======== Data excerpt ========

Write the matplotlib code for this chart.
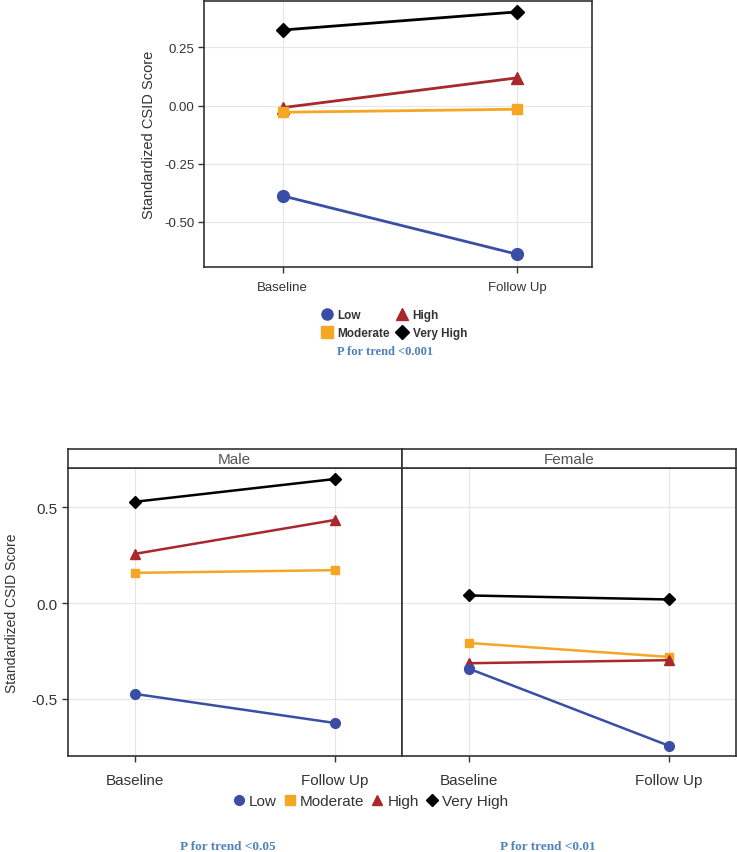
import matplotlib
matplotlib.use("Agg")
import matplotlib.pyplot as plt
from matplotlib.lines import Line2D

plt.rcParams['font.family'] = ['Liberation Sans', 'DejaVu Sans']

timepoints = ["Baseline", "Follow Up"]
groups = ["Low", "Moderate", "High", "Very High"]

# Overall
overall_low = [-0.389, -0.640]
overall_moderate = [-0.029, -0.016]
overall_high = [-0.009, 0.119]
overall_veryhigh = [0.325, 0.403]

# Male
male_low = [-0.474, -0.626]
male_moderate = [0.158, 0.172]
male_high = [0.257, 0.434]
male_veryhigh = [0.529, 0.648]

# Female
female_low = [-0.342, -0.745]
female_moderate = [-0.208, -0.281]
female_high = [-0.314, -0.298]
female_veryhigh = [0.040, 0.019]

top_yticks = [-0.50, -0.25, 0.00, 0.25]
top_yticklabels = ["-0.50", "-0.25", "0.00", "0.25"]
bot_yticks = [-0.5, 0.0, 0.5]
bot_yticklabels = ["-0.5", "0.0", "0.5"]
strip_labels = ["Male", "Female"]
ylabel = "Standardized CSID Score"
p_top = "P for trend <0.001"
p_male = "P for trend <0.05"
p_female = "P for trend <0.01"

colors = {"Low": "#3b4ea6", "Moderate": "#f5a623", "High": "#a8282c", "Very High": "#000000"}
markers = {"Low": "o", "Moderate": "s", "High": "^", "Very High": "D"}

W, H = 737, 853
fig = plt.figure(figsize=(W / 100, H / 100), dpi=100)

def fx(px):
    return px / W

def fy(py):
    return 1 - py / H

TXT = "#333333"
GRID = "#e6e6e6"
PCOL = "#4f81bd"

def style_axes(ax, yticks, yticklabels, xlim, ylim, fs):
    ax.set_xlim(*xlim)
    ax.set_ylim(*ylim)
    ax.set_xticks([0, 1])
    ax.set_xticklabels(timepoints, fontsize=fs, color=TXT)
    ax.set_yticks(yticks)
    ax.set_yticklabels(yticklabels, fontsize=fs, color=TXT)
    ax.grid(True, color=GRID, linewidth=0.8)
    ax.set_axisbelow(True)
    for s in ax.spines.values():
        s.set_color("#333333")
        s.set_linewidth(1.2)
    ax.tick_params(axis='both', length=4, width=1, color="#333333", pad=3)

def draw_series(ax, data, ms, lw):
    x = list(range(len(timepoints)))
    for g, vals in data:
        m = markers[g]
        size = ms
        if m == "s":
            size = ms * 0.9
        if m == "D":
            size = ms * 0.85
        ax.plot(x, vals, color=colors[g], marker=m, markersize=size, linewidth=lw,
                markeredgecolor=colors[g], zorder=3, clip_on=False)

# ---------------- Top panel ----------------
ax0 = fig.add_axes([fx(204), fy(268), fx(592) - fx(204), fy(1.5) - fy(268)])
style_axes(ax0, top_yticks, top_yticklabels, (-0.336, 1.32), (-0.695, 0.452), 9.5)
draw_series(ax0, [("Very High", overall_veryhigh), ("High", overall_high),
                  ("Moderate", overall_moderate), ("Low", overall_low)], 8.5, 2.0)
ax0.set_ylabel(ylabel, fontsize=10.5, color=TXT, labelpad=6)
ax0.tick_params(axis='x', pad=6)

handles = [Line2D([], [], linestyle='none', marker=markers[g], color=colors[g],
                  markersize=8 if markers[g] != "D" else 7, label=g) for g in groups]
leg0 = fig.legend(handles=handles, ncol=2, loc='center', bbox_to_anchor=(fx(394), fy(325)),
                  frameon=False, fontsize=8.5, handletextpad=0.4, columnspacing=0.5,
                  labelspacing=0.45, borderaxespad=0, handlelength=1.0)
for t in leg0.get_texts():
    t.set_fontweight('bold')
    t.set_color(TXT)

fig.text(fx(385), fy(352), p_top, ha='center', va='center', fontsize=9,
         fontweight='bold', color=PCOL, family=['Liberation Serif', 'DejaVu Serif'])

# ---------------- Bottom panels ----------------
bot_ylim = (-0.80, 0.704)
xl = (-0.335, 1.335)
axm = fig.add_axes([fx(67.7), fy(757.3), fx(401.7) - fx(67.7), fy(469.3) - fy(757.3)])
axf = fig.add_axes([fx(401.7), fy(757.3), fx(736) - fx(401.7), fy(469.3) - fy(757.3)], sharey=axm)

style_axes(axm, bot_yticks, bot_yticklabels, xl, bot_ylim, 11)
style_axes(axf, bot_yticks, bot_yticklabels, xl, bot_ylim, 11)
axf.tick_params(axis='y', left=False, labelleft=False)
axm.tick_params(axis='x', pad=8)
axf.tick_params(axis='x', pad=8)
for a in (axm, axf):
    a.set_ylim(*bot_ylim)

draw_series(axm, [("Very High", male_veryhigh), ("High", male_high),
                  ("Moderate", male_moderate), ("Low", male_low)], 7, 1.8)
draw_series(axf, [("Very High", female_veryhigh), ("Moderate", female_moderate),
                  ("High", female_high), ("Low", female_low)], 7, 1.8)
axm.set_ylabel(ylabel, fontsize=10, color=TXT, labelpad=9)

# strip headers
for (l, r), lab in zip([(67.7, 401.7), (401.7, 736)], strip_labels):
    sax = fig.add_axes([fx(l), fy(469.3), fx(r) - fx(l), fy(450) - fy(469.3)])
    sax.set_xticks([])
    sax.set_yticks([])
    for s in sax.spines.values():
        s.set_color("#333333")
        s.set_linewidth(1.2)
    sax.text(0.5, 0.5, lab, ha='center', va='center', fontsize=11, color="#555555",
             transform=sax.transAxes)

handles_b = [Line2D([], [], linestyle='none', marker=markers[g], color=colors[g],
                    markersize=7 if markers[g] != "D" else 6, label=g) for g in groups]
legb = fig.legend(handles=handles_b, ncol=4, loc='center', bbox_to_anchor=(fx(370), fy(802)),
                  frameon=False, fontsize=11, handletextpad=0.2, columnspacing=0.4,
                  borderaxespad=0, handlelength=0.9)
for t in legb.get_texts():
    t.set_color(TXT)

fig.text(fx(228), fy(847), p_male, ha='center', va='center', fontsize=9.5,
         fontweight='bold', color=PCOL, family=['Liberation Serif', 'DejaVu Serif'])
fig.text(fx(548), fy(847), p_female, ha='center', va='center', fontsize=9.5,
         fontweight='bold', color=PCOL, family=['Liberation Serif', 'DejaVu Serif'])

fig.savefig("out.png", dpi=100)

========

Exercise instructions -
Report only the number of lines that hold the string "matplotlib" in this listing.

Answer to the problem -
5